Na primeira edição da
Revista Espírita, em janeiro de 1858, Allan Kardec deixou bem clara a
importante ligação entre as duas ciências, convocando os magnetizadores, dos
quais fazia parte, para ombrearem o estudo das novas descobertas : “Quando
apareceram os primeiros fenômenos espíritas, algumas pessoas pensaram que essa
descoberta ( se pode dar esse nome) iria representar um golpe fatal no
Magnetismo, e que ocorreria com ele como as invenções, das quais as mais
aperfeiçoadas fazem esquecer a precedente. Esse erro não tardou em se dissipar,
e, prontamente, se reconheceu o parentesco próximo dessas duas ciências.
FALAR DE UM E DE OUTRO
“O Magnetismo
preparou os caminhos do Espiritismo, e os rápidos progressos dessa última
doutrina são, incontestavelmente, devido a vulgarização da ideias da primeira.
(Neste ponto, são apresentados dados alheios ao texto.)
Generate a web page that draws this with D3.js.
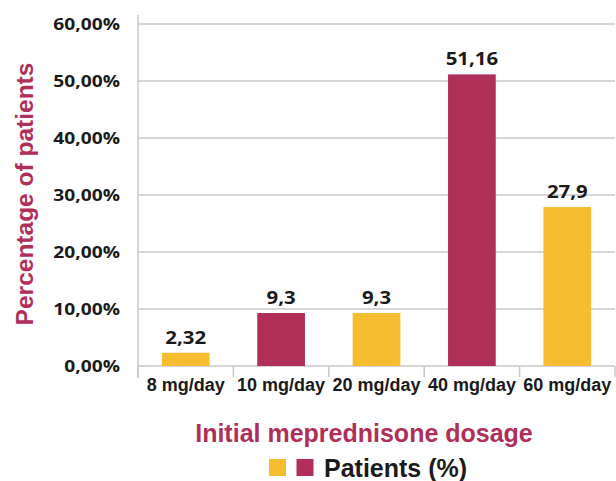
<!DOCTYPE html>
<html>
<head>
<meta charset="utf-8">
<script src="https://cdn.jsdelivr.net/npm/d3@7"></script>
<style>
  html, body { margin: 0; padding: 0; background: #fff; }
  svg { display: block; }
</style>
</head>
<body>
<svg id="chart" width="616" height="481"></svg>
<script>
// Initial meprednisone dosage vs share of patients
const categories = ["8 mg/day", "10 mg/day", "20 mg/day", "40 mg/day", "60 mg/day"];
const patientsPct = [2.32, 9.3, 9.3, 51.16, 27.9];
const barColors = ["#f5bd2f", "#b02f59", "#f5bd2f", "#b02f59", "#f5bd2f"];
const yTicks = [0, 10, 20, 30, 40, 50, 60];
const xTitle = "Initial meprednisone dosage";
const yTitle = "Percentage of patients";
const legendLabel = "Patients (%)";

const crimson = "#b02f59";
const gridColor = "#c9c9c9";

const svg = d3.select("#chart");

const locale = d3.formatLocale({ decimal: ",", thousands: ".", grouping: [3], currency: ["", ""] });
const fmtTick = v => locale.format(".2f")(v) + "%";
const fmtVal = v => String(v).replace(".", ",");

const x = d3.scaleBand().domain(categories).range([138, 615]).paddingInner(0.5).paddingOuter(0.25);
const y = d3.scaleLinear().domain([0, 60]).range([366, 24]);

// gridlines
svg.append("g").selectAll("line").data(yTicks.filter(t => t > 0)).join("line")
  .attr("x1", 138).attr("x2", 615)
  .attr("y1", d => y(d)).attr("y2", d => y(d))
  .attr("stroke", gridColor).attr("stroke-width", 1.5);

// left axis line
svg.append("line").attr("x1", 138).attr("x2", 138).attr("y1", 15).attr("y2", 378)
  .attr("stroke", gridColor).attr("stroke-width", 1.5);

// bottom axis line and category separators
svg.append("line").attr("x1", 138).attr("x2", 615).attr("y1", y(0)).attr("y2", y(0))
  .attr("stroke", gridColor).attr("stroke-width", 1.5);
const step = x.step();
const bounds = d3.range(categories.length + 1).map(i => x.range()[0] + i * step);
svg.append("g").selectAll("line").data(bounds).join("line")
  .attr("x1", d => d).attr("x2", d => d)
  .attr("y1", y(0)).attr("y2", y(0) + 11)
  .attr("stroke", gridColor).attr("stroke-width", 1.5);

// y tick labels
svg.append("g").selectAll("text").data(yTicks).join("text")
  .attr("transform", d => `translate(120,${y(d) + 6}) scale(1.2,1)`)
  .attr("text-anchor", "end")
  .attr("font-family", "'Open Sans', sans-serif").attr("font-weight", 700)
  .attr("font-size", 16).attr("fill", "#1a1a1a")
  .text(fmtTick);

// bars
svg.append("g").selectAll("rect").data(patientsPct).join("rect")
  .attr("x", (d, i) => x(categories[i]))
  .attr("width", x.bandwidth())
  .attr("y", d => y(d))
  .attr("height", d => y(0) - y(d))
  .attr("fill", (d, i) => barColors[i]);

// value labels
svg.append("g").selectAll("text").data(patientsPct).join("text")
  .attr("transform", (d, i) => `translate(${x(categories[i]) + x.bandwidth() / 2},${y(d) - 9}) scale(1.2,1)`)
  .attr("text-anchor", "middle")
  .attr("font-family", "'Open Sans', sans-serif").attr("font-weight", 700)
  .attr("font-size", 17).attr("fill", "#1a1a1a")
  .text(fmtVal);

// category labels
svg.append("g").selectAll("text").data(categories).join("text")
  .attr("x", d => x(d) + x.bandwidth() / 2)
  .attr("y", 391)
  .attr("text-anchor", "middle")
  .attr("font-family", "'Liberation Sans', Arial, sans-serif").attr("font-weight", 700)
  .attr("font-size", 18).attr("fill", "#1a1a1a")
  .text(d => d);

// y axis title
svg.append("text")
  .attr("transform", "translate(33,194) rotate(-90)")
  .attr("text-anchor", "middle")
  .attr("font-family", "'Liberation Sans', Arial, sans-serif").attr("font-weight", 700)
  .attr("font-size", 24.5).attr("fill", crimson)
  .text(yTitle);

// x axis title
svg.append("text")
  .attr("x", 364).attr("y", 442)
  .attr("text-anchor", "middle")
  .attr("font-family", "'Liberation Sans', Arial, sans-serif").attr("font-weight", 700)
  .attr("font-size", 25).attr("fill", crimson)
  .text(xTitle);

// legend
const legend = svg.append("g");
legend.selectAll("rect").data(["#f5bd2f", crimson]).join("rect")
  .attr("x", (d, i) => 269 + i * 27.5).attr("y", 459)
  .attr("width", 17).attr("height", 17)
  .attr("fill", d => d);
legend.append("text")
  .attr("x", 324).attr("y", 477)
  .attr("font-family", "'Liberation Sans', Arial, sans-serif").attr("font-weight", 700)
  .attr("font-size", 25).attr("fill", "#1a1a1a")
  .text(legendLabel);
</script>
</body>
</html>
Dos fenômenos magnéticos, do sonambulismo e do êxtase, as manifestações
espíritas, não há senão um passo; sua conexão é tal que é, por assim dizer,
impossível falar de um sem falar do outro. Se devêssemos ficar fora da ciência
magnética, nosso quadro estaria incompleto, e se poderia nos comprar a um
professor de física que se abstivesse de falar da luz”.
E então conclui :
“Devíamos aos nossos leitores, essa profissão de fé, que terminamos rendendo
uma justa homenagem aos homens de convicção que, afrontando o ridículo, os
sarcasmos e os dissabores, então corajosamente devotados à defesa de uma causa
toda humanitária. A posteridade lhes fará justiça; colocará o nome do Barão Du
Potet, diretor do Jornal do Magnetismo, do senhor Millet, diretor da União
Magnética, ao lado de seus ilustres predecessores, o marquês de Puységur e o
sábio Deleuze. Graça aos seus esforços perseverantes, o Magnetismo, tornado
popular, colocou um pé na ciência oficial, onde dela já se fala, em voz baixa.
Essa palavra passou para a linguagem usual; ela não espanta mais, e quando
alguém se diz magnetizador, não lhe riem mais ao nariz”.
*PAULO HENRIQUE DE FIGUEIREDO pesquisa o Espiritismo eu Magnetismo Animal há
25 anos, é autor do livro Mesmer, a Ciência Negada e os Textos Escondidos e
coordenador editorial da revista Universo Espírita.
Matéria publicada originalmente na revista Universo
Espírita, umas das publicações espíritas mais profundas e esclarecedoras já
surgidas no mercado editorial. A revista está paralisada momentanemente na
busca de recursos para prosseguir na sua trajetória. O portal da Sociedade
Espírita Nova Era trará, eventualmente, alguma matéria da publicação procurando
manter viva esta iniciativa, tão importante para o espiritismo.